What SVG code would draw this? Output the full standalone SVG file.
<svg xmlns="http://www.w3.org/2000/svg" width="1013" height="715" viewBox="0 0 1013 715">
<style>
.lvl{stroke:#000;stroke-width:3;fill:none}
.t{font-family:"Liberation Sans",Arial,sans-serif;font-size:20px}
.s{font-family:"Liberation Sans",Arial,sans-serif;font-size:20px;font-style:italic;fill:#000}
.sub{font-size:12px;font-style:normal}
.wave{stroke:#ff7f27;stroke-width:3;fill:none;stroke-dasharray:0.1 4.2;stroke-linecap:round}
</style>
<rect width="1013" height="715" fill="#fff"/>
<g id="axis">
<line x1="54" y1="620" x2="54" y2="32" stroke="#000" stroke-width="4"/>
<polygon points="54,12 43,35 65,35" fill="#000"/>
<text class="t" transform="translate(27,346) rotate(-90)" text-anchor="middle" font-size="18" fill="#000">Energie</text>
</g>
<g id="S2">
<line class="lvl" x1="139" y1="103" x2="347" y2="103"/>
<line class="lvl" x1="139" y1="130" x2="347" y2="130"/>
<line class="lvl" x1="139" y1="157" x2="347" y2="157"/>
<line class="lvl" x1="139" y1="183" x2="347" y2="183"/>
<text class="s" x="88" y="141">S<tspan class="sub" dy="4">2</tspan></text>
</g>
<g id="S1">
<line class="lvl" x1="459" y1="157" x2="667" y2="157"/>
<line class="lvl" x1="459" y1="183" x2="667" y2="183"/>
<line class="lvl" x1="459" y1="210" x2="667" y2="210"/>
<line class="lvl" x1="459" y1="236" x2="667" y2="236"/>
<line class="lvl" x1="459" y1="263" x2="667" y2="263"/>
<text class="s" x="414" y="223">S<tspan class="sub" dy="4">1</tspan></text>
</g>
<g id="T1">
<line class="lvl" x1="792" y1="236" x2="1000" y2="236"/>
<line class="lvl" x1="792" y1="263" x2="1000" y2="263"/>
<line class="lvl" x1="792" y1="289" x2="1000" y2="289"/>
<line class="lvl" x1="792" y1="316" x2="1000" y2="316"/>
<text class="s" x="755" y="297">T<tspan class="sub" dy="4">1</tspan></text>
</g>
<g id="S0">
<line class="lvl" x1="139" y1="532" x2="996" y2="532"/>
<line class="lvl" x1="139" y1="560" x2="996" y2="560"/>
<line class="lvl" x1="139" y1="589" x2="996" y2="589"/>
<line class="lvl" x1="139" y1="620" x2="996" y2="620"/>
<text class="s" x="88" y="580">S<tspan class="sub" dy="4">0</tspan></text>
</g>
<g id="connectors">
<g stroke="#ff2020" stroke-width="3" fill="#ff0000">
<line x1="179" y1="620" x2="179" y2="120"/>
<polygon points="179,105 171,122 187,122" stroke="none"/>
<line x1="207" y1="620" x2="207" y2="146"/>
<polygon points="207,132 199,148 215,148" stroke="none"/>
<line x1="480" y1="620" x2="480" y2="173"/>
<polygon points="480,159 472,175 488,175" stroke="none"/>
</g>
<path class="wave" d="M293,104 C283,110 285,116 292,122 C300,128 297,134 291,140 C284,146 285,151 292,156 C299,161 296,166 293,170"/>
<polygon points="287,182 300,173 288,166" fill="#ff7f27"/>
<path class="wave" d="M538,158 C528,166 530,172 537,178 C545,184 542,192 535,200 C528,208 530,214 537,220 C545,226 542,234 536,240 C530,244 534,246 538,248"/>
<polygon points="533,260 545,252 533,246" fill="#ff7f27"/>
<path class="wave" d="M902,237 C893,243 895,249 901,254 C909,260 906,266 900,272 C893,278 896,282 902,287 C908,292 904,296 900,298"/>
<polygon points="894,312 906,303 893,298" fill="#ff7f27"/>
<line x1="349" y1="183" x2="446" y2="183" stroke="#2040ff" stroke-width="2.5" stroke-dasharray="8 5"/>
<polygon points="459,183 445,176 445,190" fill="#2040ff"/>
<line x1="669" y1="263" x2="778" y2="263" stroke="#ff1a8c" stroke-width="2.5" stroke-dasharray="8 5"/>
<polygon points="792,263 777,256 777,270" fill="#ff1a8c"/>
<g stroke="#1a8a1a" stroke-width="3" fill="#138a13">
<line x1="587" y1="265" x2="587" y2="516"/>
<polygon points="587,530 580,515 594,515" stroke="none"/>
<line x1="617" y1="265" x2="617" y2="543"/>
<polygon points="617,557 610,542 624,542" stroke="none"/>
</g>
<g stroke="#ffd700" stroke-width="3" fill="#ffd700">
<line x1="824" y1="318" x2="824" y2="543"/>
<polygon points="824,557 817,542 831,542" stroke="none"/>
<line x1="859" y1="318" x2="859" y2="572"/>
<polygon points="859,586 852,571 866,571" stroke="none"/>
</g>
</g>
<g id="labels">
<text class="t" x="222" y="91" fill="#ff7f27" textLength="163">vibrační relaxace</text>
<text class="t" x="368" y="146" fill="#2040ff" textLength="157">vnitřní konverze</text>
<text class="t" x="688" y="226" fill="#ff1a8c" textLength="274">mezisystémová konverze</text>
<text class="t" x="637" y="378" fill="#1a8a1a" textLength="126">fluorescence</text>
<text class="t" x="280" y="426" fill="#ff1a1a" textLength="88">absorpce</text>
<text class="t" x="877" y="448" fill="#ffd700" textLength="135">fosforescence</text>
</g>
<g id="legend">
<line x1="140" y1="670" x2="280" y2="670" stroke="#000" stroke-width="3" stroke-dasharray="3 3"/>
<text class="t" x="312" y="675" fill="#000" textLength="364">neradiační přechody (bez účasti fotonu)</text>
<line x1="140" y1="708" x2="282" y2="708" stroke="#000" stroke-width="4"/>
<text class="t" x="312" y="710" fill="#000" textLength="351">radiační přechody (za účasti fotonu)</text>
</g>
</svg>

WRITTEN EXERCISE.
Reproduce the data in full, exactly as presented.

SOLVED PROBLEM.
What SVG code would draw this? Output the full standalone SVG file.
<svg xmlns="http://www.w3.org/2000/svg" width="1013" height="715" viewBox="0 0 1013 715">
<style>
.lvl{stroke:#000;stroke-width:3;fill:none}
.t{font-family:"Liberation Sans",Arial,sans-serif;font-size:20px}
.s{font-family:"Liberation Sans",Arial,sans-serif;font-size:20px;font-style:italic;fill:#000}
.sub{font-size:12px;font-style:normal}
.wave{stroke:#ff7f27;stroke-width:3;fill:none;stroke-dasharray:0.1 4.2;stroke-linecap:round}
</style>
<rect width="1013" height="715" fill="#fff"/>
<g id="axis">
<line x1="54" y1="620" x2="54" y2="32" stroke="#000" stroke-width="4"/>
<polygon points="54,12 43,35 65,35" fill="#000"/>
<text class="t" transform="translate(27,346) rotate(-90)" text-anchor="middle" font-size="18" fill="#000">Energie</text>
</g>
<g id="S2">
<line class="lvl" x1="139" y1="103" x2="347" y2="103"/>
<line class="lvl" x1="139" y1="130" x2="347" y2="130"/>
<line class="lvl" x1="139" y1="157" x2="347" y2="157"/>
<line class="lvl" x1="139" y1="183" x2="347" y2="183"/>
<text class="s" x="88" y="141">S<tspan class="sub" dy="4">2</tspan></text>
</g>
<g id="S1">
<line class="lvl" x1="459" y1="157" x2="667" y2="157"/>
<line class="lvl" x1="459" y1="183" x2="667" y2="183"/>
<line class="lvl" x1="459" y1="210" x2="667" y2="210"/>
<line class="lvl" x1="459" y1="236" x2="667" y2="236"/>
<line class="lvl" x1="459" y1="263" x2="667" y2="263"/>
<text class="s" x="414" y="223">S<tspan class="sub" dy="4">1</tspan></text>
</g>
<g id="T1">
<line class="lvl" x1="792" y1="236" x2="1000" y2="236"/>
<line class="lvl" x1="792" y1="263" x2="1000" y2="263"/>
<line class="lvl" x1="792" y1="289" x2="1000" y2="289"/>
<line class="lvl" x1="792" y1="316" x2="1000" y2="316"/>
<text class="s" x="755" y="297">T<tspan class="sub" dy="4">1</tspan></text>
</g>
<g id="S0">
<line class="lvl" x1="139" y1="532" x2="996" y2="532"/>
<line class="lvl" x1="139" y1="560" x2="996" y2="560"/>
<line class="lvl" x1="139" y1="589" x2="996" y2="589"/>
<line class="lvl" x1="139" y1="620" x2="996" y2="620"/>
<text class="s" x="88" y="580">S<tspan class="sub" dy="4">0</tspan></text>
</g>
<g id="connectors">
<g stroke="#ff2020" stroke-width="3" fill="#ff0000">
<line x1="179" y1="620" x2="179" y2="120"/>
<polygon points="179,105 171,122 187,122" stroke="none"/>
<line x1="207" y1="620" x2="207" y2="146"/>
<polygon points="207,132 199,148 215,148" stroke="none"/>
<line x1="480" y1="620" x2="480" y2="173"/>
<polygon points="480,159 472,175 488,175" stroke="none"/>
</g>
<path class="wave" d="M293,104 C283,110 285,116 292,122 C300,128 297,134 291,140 C284,146 285,151 292,156 C299,161 296,166 293,170"/>
<polygon points="287,182 300,173 288,166" fill="#ff7f27"/>
<path class="wave" d="M538,158 C528,166 530,172 537,178 C545,184 542,192 535,200 C528,208 530,214 537,220 C545,226 542,234 536,240 C530,244 534,246 538,248"/>
<polygon points="533,260 545,252 533,246" fill="#ff7f27"/>
<path class="wave" d="M902,237 C893,243 895,249 901,254 C909,260 906,266 900,272 C893,278 896,282 902,287 C908,292 904,296 900,298"/>
<polygon points="894,312 906,303 893,298" fill="#ff7f27"/>
<line x1="349" y1="183" x2="446" y2="183" stroke="#2040ff" stroke-width="2.5" stroke-dasharray="8 5"/>
<polygon points="459,183 445,176 445,190" fill="#2040ff"/>
<line x1="669" y1="263" x2="778" y2="263" stroke="#ff1a8c" stroke-width="2.5" stroke-dasharray="8 5"/>
<polygon points="792,263 777,256 777,270" fill="#ff1a8c"/>
<g stroke="#1a8a1a" stroke-width="3" fill="#138a13">
<line x1="587" y1="265" x2="587" y2="516"/>
<polygon points="587,530 580,515 594,515" stroke="none"/>
<line x1="617" y1="265" x2="617" y2="543"/>
<polygon points="617,557 610,542 624,542" stroke="none"/>
</g>
<g stroke="#ffd700" stroke-width="3" fill="#ffd700">
<line x1="824" y1="318" x2="824" y2="543"/>
<polygon points="824,557 817,542 831,542" stroke="none"/>
<line x1="859" y1="318" x2="859" y2="572"/>
<polygon points="859,586 852,571 866,571" stroke="none"/>
</g>
</g>
<g id="labels">
<text class="t" x="222" y="91" fill="#ff7f27" textLength="163">vibrační relaxace</text>
<text class="t" x="368" y="146" fill="#2040ff" textLength="157">vnitřní konverze</text>
<text class="t" x="688" y="226" fill="#ff1a8c" textLength="274">mezisystémová konverze</text>
<text class="t" x="637" y="378" fill="#1a8a1a" textLength="126">fluorescence</text>
<text class="t" x="280" y="426" fill="#ff1a1a" textLength="88">absorpce</text>
<text class="t" x="877" y="448" fill="#ffd700" textLength="135">fosforescence</text>
</g>
<g id="legend">
<line x1="140" y1="670" x2="280" y2="670" stroke="#000" stroke-width="3" stroke-dasharray="3 3"/>
<text class="t" x="312" y="675" fill="#000" textLength="364">neradiační přechody (bez účasti fotonu)</text>
<line x1="140" y1="708" x2="282" y2="708" stroke="#000" stroke-width="4"/>
<text class="t" x="312" y="710" fill="#000" textLength="351">radiační přechody (za účasti fotonu)</text>
</g>
</svg>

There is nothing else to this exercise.